With a PoD after 1990, the most likely scenario will be after Black Wednesday in 1992 when Britain and Italy were forced to devalue their currencies. Of course Britain decided never to join the Euro. This could have led to a pause in the rush to introduce the Euro.

If the Euro was not introduced, the southern currencies would be constantly devaluing and causing complaints in the north. If Germany ends up demanding the southern countries end their devaluations (e.g. by threatening to veto EU initiatives which benefit the south), the south will experience the negatives of the Euro (no chance to devalue to retain competitiveness) and will miss the positives (interest rates will remain higher, limiting the credit boom of the last decade). Eventually the southern countries will either demand that Germany make concessions in exchange for its hard line, or they will be forced to devalue by their voters. Which means either an EU fiscal union or an exit from German-imposed tough measures.

So short answer: same problems as OTL, on a smaller magnitude.
 
One of the main problems created by the Euro is the criteria that have to be met : mainly dificit below 3% GDP and debt below 60% GDP.

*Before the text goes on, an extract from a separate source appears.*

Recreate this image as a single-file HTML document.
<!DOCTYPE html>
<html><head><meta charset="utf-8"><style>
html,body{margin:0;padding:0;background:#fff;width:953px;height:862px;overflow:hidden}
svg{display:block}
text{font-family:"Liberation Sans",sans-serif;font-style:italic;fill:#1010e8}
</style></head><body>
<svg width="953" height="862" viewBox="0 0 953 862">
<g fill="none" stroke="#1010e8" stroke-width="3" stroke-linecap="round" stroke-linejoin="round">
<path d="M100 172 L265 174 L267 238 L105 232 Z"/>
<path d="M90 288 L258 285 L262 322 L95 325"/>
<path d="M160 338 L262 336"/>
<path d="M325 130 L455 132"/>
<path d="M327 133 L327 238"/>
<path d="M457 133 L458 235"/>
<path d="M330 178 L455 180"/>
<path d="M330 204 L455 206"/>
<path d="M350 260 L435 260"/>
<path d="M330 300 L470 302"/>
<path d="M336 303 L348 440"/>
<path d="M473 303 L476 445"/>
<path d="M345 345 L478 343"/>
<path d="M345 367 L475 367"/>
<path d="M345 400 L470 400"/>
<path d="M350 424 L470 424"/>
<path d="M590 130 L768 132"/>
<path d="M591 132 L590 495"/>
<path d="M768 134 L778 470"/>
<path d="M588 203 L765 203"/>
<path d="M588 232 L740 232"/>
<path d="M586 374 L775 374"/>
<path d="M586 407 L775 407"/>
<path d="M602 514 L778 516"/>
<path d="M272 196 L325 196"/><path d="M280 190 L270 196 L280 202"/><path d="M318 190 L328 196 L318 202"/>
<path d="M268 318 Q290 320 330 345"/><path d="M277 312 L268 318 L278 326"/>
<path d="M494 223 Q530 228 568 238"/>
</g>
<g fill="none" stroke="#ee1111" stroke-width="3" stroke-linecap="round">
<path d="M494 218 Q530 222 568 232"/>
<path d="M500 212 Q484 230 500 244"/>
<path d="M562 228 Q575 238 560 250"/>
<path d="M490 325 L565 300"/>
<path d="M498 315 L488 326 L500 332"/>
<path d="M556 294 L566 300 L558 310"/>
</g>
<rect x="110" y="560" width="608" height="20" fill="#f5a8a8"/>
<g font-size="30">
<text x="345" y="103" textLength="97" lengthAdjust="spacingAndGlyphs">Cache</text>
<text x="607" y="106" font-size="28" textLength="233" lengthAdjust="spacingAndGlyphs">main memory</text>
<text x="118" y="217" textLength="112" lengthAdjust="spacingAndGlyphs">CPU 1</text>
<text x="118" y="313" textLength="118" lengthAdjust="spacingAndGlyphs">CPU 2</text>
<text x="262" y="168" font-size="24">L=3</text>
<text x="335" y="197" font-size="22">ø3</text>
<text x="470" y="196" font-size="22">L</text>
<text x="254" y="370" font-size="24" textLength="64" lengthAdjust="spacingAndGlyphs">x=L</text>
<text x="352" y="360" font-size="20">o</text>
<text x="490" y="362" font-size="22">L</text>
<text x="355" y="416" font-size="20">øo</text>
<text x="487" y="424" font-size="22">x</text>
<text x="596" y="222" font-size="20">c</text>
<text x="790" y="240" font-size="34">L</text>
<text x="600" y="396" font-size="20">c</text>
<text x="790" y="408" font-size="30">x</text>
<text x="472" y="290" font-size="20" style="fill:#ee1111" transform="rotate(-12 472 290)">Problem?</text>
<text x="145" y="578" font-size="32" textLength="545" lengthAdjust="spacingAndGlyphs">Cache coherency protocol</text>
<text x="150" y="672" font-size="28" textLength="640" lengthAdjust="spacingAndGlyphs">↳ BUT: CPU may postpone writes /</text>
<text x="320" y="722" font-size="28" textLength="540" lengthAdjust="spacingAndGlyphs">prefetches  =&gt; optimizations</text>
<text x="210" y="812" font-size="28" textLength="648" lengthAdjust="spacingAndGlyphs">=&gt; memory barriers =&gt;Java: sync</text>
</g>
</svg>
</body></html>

To achive this some (probably) all countries "lied" (outsourcing debt, outsourcing deficit). Especially Greece was very proficient in this regard.

Over the time countries were "forced" to undo that outsourcing - suddenly they had higher deficit and debt rates - without anything really had changed in the economy. - This of course weakened the EURO step by step.

When the economic crisis hit (not blaming anybody - shit and "Shareholder value" happens) the problems multiplied.

When your GDP shrinks your deficit and dept increases automatically - even when you don't actually spend more.

Suddenly even "healthy" nations had troubles meeting the criteria.

Without the Euro the "Euro" criteria would be absent or "weaker". And the effects on "weak" countries not as devastating.

Another problme was that the criteria were not relaxed (enough) during and after the crisis.

Given a weak budgetary performance the countries were forced to cut their expenses - which intensified the problem: for example if wages go down (like Greece -23% AVERAGE income), you can't expect taxes to go up... If you don't spend money on public projects you will see construction firms shed employees which in turn don't pay taxes, but worse get unemployment benefits which further adds to the deficit of the state...

IMO - the criteria should be relaxed and recovery time should be at least doubled (i.e. accept more deficit and debt for some time to allow the countries not to strangle their own economies).

And... - if you do a saving package and get hammered with another downgrading of your "rating" ( = more interest to be paid) forcing to do yet another package - don't be surprised that the opposition reaps more votes...

Europe needs more solidarity and less self interest - sure it is more expensive to keep Greece in the Euro Zone, but its the "Right" thing to do. Help your broder and don't kick him if he's already down...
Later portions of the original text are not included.